The Joplin Globe <-- source
Almost every adult and business in America borrows money. Borrowing in and of itself is not bad, at all. It provides a way to improve our standard of living, individually, and the ability to make money and thus grow financially for businesses. Wise borrowing implies wise investment of that money provided by someone else to improve things, in general. And it has worked for a long time for the United States.
However, the use of borrowed money to do things that do not improve our conditions in life is not wise or prudent. Take a prospective student who borrows money to go to college but then drops out of the educational improvement sought. His or her return on investment— investment for a college education that certainly stands a good chance of improving the student’s life — is less than originally expected.
The same applies to any business that borrows money to purchase another business or expand the original business with the end result being no improvement in the financial condition of the business.
The U.S. government has borrowed money, over the past 10 years, at an astounding rate. We have tripled our total national debt ($5 trillion to almost $15 trillion) over that short period of time.

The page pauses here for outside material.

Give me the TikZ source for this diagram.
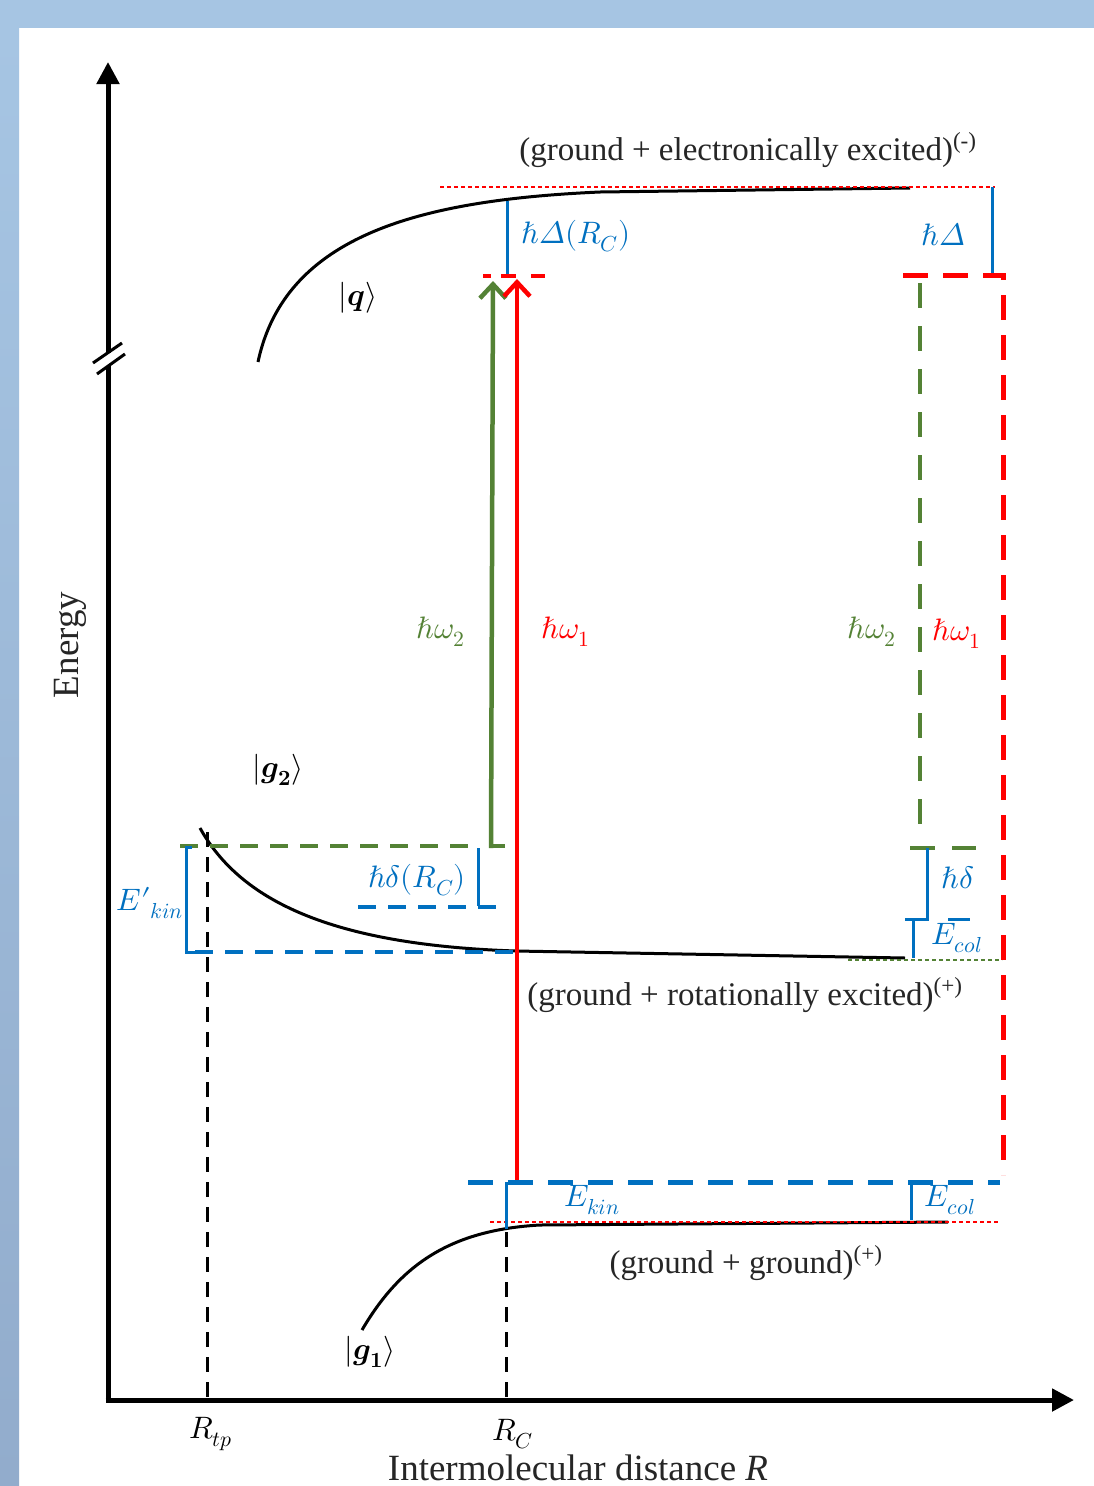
\documentclass[tikz,border=0pt]{standalone}
\usepackage{fontspec}
\usepackage[math-style=ISO]{unicode-math}
\setmainfont{Liberation Serif}
\setmathfont{Latin Modern Math}
\usetikzlibrary{arrows.meta}
\definecolor{myblue}{RGB}{0,112,192}
\definecolor{mygreen}{RGB}{84,130,53}
\definecolor{myred}{RGB}{255,0,0}
\definecolor{bandtop}{RGB}{166,197,227}
\definecolor{bandbot}{RGB}{146,172,204}
\begin{document}
\begin{tikzpicture}[x=1pt,y=-1pt,
  curve/.style={line width=3pt,black},
  axis/.style={line width=5pt,black},
  axistip/.style={-{Triangle[length=22pt,width=22pt]}},
  txt/.style={font=\fontsize{33}{38}\selectfont,text=black!85,inner sep=0pt},
  bigtxt/.style={font=\fontsize{37}{42}\selectfont,text=black!85,inner sep=0pt},
  lab/.style={font=\fontsize{31}{36}\selectfont,inner sep=0pt},
  bluelab/.style={lab,text=myblue},
  greenlab/.style={lab,text=mygreen},
  redlab/.style={lab,text=myred},
  bluesolid/.style={myblue,line width=3pt},
  thindot/.style={line width=1.5pt,dash pattern=on 4pt off 3pt},
  bigdash/.style={line width=5pt,dash pattern=on 25pt off 15pt},
  middash/.style={line width=3.5pt,dash pattern=on 18pt off 12pt},
  blackdash/.style={line width=3pt,dash pattern=on 15pt off 10pt},
  photon/.style={line width=4.5pt,-{Straight Barb[length=14pt,width=26pt]}}
]
\useasboundingbox (0,0) rectangle (1094,1486);
\fill[white] (0,0) rectangle (1094,1486);
\fill[bandtop] (0,0) rectangle (1094,28);
\shade[top color=bandtop,bottom color=bandbot] (0,28) rectangle (19,1486);

% axes
\coordinate (yb) at (108,1402);
\coordinate (ybrkA) at (108,366);
\coordinate (ybrkB) at (108,353);
\coordinate (ytop) at (108,62);
\coordinate (xl) at (105.5,1400);
\coordinate (xr) at (1074,1400);
\draw[axis] (yb) -- (ybrkA);
\draw[axis,axistip] (ybrkB) -- (ytop);
\draw[line width=3pt] (93,363) -- (122,343);
\draw[line width=3pt] (97,374) -- (125,354);
\draw[axis,axistip] (xl) -- (xr);

% potential curves
\draw[curve] (258,362) .. controls (285,235) and (420,200) .. (600,192) -- (910,188);
\draw[curve] (200,828) .. controls (240,900) and (330,945) .. (516,951) -- (905,958);
\draw[curve] (362,1330) .. controls (400,1265) and (450,1230) .. (540,1225) -- (948,1222);

% thin dotted reference lines
\draw[myred,thindot] (440,187) -- (995,187);
\draw[myred,thindot] (490,1222) -- (1000,1222);
\draw[mygreen,thindot] (848,960) -- (1002,960);

% top brackets
\draw[bluesolid] (507,201) -- (507,275);
\draw[bluesolid] (992,187) -- (992,275);
\draw[myred,line width=3.5pt,dash pattern=on 8pt off 10pt on 15pt off 15pt on 15pt off 0pt] (483,276) -- (545,276);

% right dashed levels
\draw[myred,bigdash] (903,275) -- (1003,275) -- (1003,1175);
\draw[mygreen,line width=4pt,dash pattern=on 25pt off 18pt] (920,283) -- (920,838);
\draw[mygreen,line width=4pt] (910,848) -- (935,848);
\draw[mygreen,line width=4pt] (952,848) -- (976,848);
\draw[bluesolid] (927,848) -- (927,919) -- (905,919);
\draw[bluesolid] (948,919) -- (970,919);
\draw[bluesolid] (913,919) -- (913,958);

% left region at g2
\draw[mygreen,middash] (180,846) -- (478,846);
\draw[mygreen,line width=4pt] (505,846) -- (491,846);
\draw[bluesolid] (192,847) -- (186,847) -- (186,952) -- (195,952);
\draw[myblue,middash] (195,952) -- (516,952);
\draw[bluesolid] (478,848) -- (478,906);
\draw[myblue,middash] (358,907) -- (505,907);
\draw[black,blackdash] (207,832) -- (207,1398);

% photons
\coordinate (gbot) at (491,848);
\coordinate (gtop) at (493,281);
\coordinate (rbot) at (517,1184);
\coordinate (rtop) at (517,279);
\draw[mygreen,photon] (gbot) -- (gtop);
\draw[myred,photon] (rbot) -- (rtop);

% bottom levels
\draw[myblue,bigdash] (468,1182) -- (1000,1182);
\draw[bluesolid] (506,1182) -- (506,1229);
\draw[bluesolid] (911,1182) -- (911,1220);
\draw[black,blackdash] (506,1232) -- (506,1398);

% texts
\node[txt] (t1) at (748,150) {(ground + electronically excited)\textsuperscript{(-)}};
\node[txt] (t2) at (745,995) {(ground + rotationally excited)\textsuperscript{(+)}};
\node[txt] (t3) at (746,1263) {(ground + ground)\textsuperscript{(+)}};
\node[bigtxt,rotate=90] (en) at (70,645) {Energy};
\node[bigtxt,anchor=base] (xlab) at (578,1480) {Intermolecular distance \textit{R}};

\node[lab] (q) at (358,298) {$|\symbfit{q}\rangle$};
\node[lab] (g2) at (278,770) {$|\symbfit{g}_{\symbf{2}}\rangle$};
\node[lab] (g1) at (370,1352) {$|\symbfit{g}_{\symbf{1}}\rangle$};
\node[lab] (rtp) at (211,1434) {$R_{tp}$};
\node[lab] (rc) at (513,1434) {$R_C$};

\node[bluelab] (dRc) at (576,236) {$\hbar\Delta(R_C)$};
\node[bluelab] (dinf) at (943,235) {$\hbar\Delta$};
\node[greenlab] (w2a) at (441,632) {$\hbar\omega_2$};
\node[redlab] (w1a) at (566,632) {$\hbar\omega_1$};
\node[greenlab] (w2b) at (872,632) {$\hbar\omega_2$};
\node[redlab] (w1b) at (957,634) {$\hbar\omega_1$};
\node[bluelab] (sRc) at (417,880) {$\hbar\delta(R_C)$};
\node[bluelab] (ekp) at (150,903) {$E\mathord{\prime}{}_{kin}$};
\node[bluelab] (sinf) at (958,878) {$\hbar\delta$};
\node[bluelab] (ecol1) at (957,938) {$E_{col}$};
\node[bluelab] (ekin) at (592,1200) {$E_{kin}$};
\node[bluelab] (ecol2) at (950,1200) {$E_{col}$};
\end{tikzpicture}
\end{document}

But we have not grown financially enough to justify the money borrowed. Our national condition has in fact been severely downgraded during these past 10 years in any meaningful financial frame of reference, including the value of the dollar internationally, growth in our production of goods and services, unemployment rate, etc.
Many will say such actions by individuals or businesses are “throwing good money after bad money.” We believe such a critique applies to the federal government. That government has not used borrowed money wisely. Such a view is based on clear metrics of growth, improvement in education, standard of living for many, and now our ability to defend ourselves as well.
Now, after failing to use our borrowed money wisely, it may well be the case that it will cost more money in the future to borrow money.
Executives in business get fired for such unwise financial decisions. Individuals go bankrupt or their standard of living plummets when that happens.
Our rather simple conclusion is that it is time for our national leaders to “wise up” in the way we use our borrowed money.